此外,在农村地区,女性在怀孕、分娩、哺乳、断奶和孩子的幼儿时期,每一阶段都会引起特殊的工作问题(Bantje,1995)。这些事情都会消耗较多的精力,掺杂着狼狈不堪的状态甚至是病痛。在许多农村地区,人们普遍意识到母亲和孩子都面临的危险,因此,一些习俗考虑到妇女的生育周期以保护育龄妇女。“人们还有以下一些观念:在分娩前需要休息;回到女性婚前亲属圈中,最好回到母亲身边;分娩时要有经验丰富的老年妇女参与;分娩后要休息,有特殊营养饮食,以利于哺乳;认为对女性来说隐秘是一种重要的保护机制。”(Bantje,1995)这些风俗在不同文化中虽有差异,但其共同之处恰好印证了人们认为女性最重要的任务是生养孩子的观点。这种观点在非洲南部农村得到广泛认同。以家庭为中心的劳动负担不会平均落在所有农村妇女身上。每个妇女的劳作份额取决于她在家庭中的地位。在许多文化中,年轻的未婚女子帮助她们的母亲干家务活,如果家中有儿媳妇的话,儿媳妇会完成大部分的家务活。与其他农村妇女相比,成年女性承担的家务劳动较少(Crehan,1992,第97页)。亚伦等人(1992)发现,虽然在纳米比亚北部的奥卡万戈地区,女性的中心工作是做家务活和照顾孩子,但根据女性在家中的地位、年龄和生育子女的数量,女性花在家务上的时间有所不同。老年妇女的工作与年轻人不同;12岁的女孩干的许多活和老年妇女所做的一样。女性的家务活内容也因季节而异。

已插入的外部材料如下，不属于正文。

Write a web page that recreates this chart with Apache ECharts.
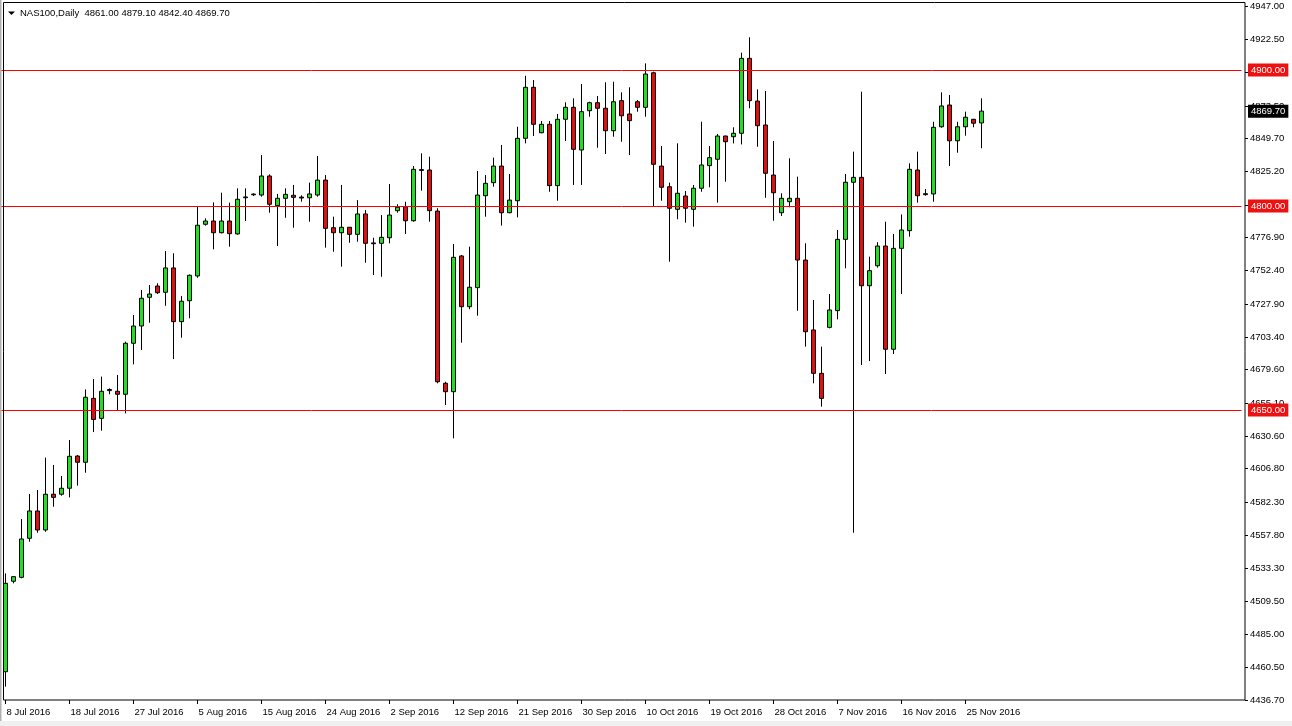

家庭外部维持家庭生计的劳动:虽然家务活烦琐艰辛,但也只在女性日常生活该做事情中占一小部分。卡尔(1991)在她的文献综述中表明,非洲南部大部分地区的女性花费在这些活动上的时间超过了总时间的70%。干农活以维持生计的大多数都是女性。在卡万戈,女性是耕种、除草和收割中的核心劳动力(Yarron et al.,1992)。她们把大部分时间都花在农业和与之相关的活动上,当然男人们也会在耕作、除草、脱粒和运输时协助她们。不同女性花在农业活动上的时间会有所差别,这取决于她们的孩子是否能够在这些活动中帮上忙。当孩子们出去上学时,女性的工作量就增加了。非洲其他地区的研究人员(例如Stock,1975)称,农作物类型可能会决定妇女在农业中的参与度。在生产日常生活所需的所有主要作物(玉米、豆类、红薯等)的农业活动中,女性占主导地位,而男性在种植经济作物(例如棉花、茶叶和咖啡)中花费的时间比女性多。总的来说,经济作物只占农村经济活动的一小部分。在非洲农村,女性负责粮食生产,男性负责种植经济作物,这是普遍的性别分工。这种分工随着殖民统治时期现金经济的出现而兴起(Stock,1975,第240页)。种植和销售经济作物实际上等同于出卖劳动力,因为它们都是纳税、赚钱、获取消费品的方法,主要是男性掌握着种植经济作物带来的收入。由于女性完全忙于操持家务,她们几乎没有机会赚钱(Binn,1994)。比恩(1994)可能夸大了这一点,因为也有一些农村妇女从事非正式部门工作,赚取一些现金以补贴家用。但是,必须注意的是“生计女性化”(Whitehead,1990)。在卡万戈,男性照看家畜,购买、出售和屠宰动物,而女性则肩负着种植粮食作物的大部分责任。在纳米比亚的背景之下,男人们干的这类家务活,其功能等同于农村男性挣钱的工作。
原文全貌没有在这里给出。